------ SUPPLIED MATERIAL

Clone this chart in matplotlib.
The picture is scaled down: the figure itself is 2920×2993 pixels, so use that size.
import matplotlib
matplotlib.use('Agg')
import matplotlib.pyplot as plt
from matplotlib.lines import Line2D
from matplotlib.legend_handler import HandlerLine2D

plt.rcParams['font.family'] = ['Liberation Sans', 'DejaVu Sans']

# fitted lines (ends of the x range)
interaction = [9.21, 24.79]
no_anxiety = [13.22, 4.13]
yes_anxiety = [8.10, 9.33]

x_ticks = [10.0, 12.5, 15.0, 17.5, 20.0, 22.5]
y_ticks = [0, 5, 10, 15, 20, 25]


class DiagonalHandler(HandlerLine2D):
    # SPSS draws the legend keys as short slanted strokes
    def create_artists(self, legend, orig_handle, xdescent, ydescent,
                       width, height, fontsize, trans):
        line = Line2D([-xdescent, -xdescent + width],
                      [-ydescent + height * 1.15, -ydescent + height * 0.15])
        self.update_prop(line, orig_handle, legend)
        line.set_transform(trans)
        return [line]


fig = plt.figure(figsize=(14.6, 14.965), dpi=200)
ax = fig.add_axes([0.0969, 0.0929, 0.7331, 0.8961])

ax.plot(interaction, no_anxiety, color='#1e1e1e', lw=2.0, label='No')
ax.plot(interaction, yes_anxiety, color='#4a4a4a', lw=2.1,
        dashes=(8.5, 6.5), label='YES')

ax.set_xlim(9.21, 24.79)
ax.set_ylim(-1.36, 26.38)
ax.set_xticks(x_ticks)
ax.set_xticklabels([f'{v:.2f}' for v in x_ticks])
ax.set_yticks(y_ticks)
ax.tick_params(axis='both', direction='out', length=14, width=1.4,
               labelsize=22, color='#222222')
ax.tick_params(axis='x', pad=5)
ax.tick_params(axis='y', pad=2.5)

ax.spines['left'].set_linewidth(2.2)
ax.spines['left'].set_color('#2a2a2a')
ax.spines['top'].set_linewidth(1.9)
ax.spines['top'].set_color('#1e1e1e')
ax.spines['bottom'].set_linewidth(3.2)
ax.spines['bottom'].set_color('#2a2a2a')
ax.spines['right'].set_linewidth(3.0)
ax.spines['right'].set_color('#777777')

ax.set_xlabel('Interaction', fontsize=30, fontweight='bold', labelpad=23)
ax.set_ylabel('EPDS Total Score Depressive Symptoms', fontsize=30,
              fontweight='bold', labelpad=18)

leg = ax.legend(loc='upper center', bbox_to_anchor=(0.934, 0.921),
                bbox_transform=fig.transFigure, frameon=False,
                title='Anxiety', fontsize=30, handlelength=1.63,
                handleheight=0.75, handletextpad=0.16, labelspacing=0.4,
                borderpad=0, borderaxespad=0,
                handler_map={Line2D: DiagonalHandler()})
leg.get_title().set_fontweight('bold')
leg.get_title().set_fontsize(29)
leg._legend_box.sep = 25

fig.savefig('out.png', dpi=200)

------------

§ **WHAT YOU WILL DO**
Reproduce every line of the data verbatim.

§ **REPLY TO THE TASK**
Clone this chart in matplotlib.
The picture is scaled down: the figure itself is 2920×2993 pixels, so use that size.
import matplotlib
matplotlib.use('Agg')
import matplotlib.pyplot as plt
from matplotlib.lines import Line2D
from matplotlib.legend_handler import HandlerLine2D

plt.rcParams['font.family'] = ['Liberation Sans', 'DejaVu Sans']

# fitted lines (ends of the x range)
interaction = [9.21, 24.79]
no_anxiety = [13.22, 4.13]
yes_anxiety = [8.10, 9.33]

x_ticks = [10.0, 12.5, 15.0, 17.5, 20.0, 22.5]
y_ticks = [0, 5, 10, 15, 20, 25]


class DiagonalHandler(HandlerLine2D):
    # SPSS draws the legend keys as short slanted strokes
    def create_artists(self, legend, orig_handle, xdescent, ydescent,
                       width, height, fontsize, trans):
        line = Line2D([-xdescent, -xdescent + width],
                      [-ydescent + height * 1.15, -ydescent + height * 0.15])
        self.update_prop(line, orig_handle, legend)
        line.set_transform(trans)
        return [line]


fig = plt.figure(figsize=(14.6, 14.965), dpi=200)
ax = fig.add_axes([0.0969, 0.0929, 0.7331, 0.8961])

ax.plot(interaction, no_anxiety, color='#1e1e1e', lw=2.0, label='No')
ax.plot(interaction, yes_anxiety, color='#4a4a4a', lw=2.1,
        dashes=(8.5, 6.5), label='YES')

ax.set_xlim(9.21, 24.79)
ax.set_ylim(-1.36, 26.38)
ax.set_xticks(x_ticks)
ax.set_xticklabels([f'{v:.2f}' for v in x_ticks])
ax.set_yticks(y_ticks)
ax.tick_params(axis='both', direction='out', length=14, width=1.4,
               labelsize=22, color='#222222')
ax.tick_params(axis='x', pad=5)
ax.tick_params(axis='y', pad=2.5)

ax.spines['left'].set_linewidth(2.2)
ax.spines['left'].set_color('#2a2a2a')
ax.spines['top'].set_linewidth(1.9)
ax.spines['top'].set_color('#1e1e1e')
ax.spines['bottom'].set_linewidth(3.2)
ax.spines['bottom'].set_color('#2a2a2a')
ax.spines['right'].set_linewidth(3.0)
ax.spines['right'].set_color('#777777')

ax.set_xlabel('Interaction', fontsize=30, fontweight='bold', labelpad=23)
ax.set_ylabel('EPDS Total Score Depressive Symptoms', fontsize=30,
              fontweight='bold', labelpad=18)

leg = ax.legend(loc='upper center', bbox_to_anchor=(0.934, 0.921),
                bbox_transform=fig.transFigure, frameon=False,
                title='Anxiety', fontsize=30, handlelength=1.63,
                handleheight=0.75, handletextpad=0.16, labelspacing=0.4,
                borderpad=0, borderaxespad=0,
                handler_map={Line2D: DiagonalHandler()})
leg.get_title().set_fontweight('bold')
leg.get_title().set_fontsize(29)
leg._legend_box.sep = 25

fig.savefig('out.png', dpi=200)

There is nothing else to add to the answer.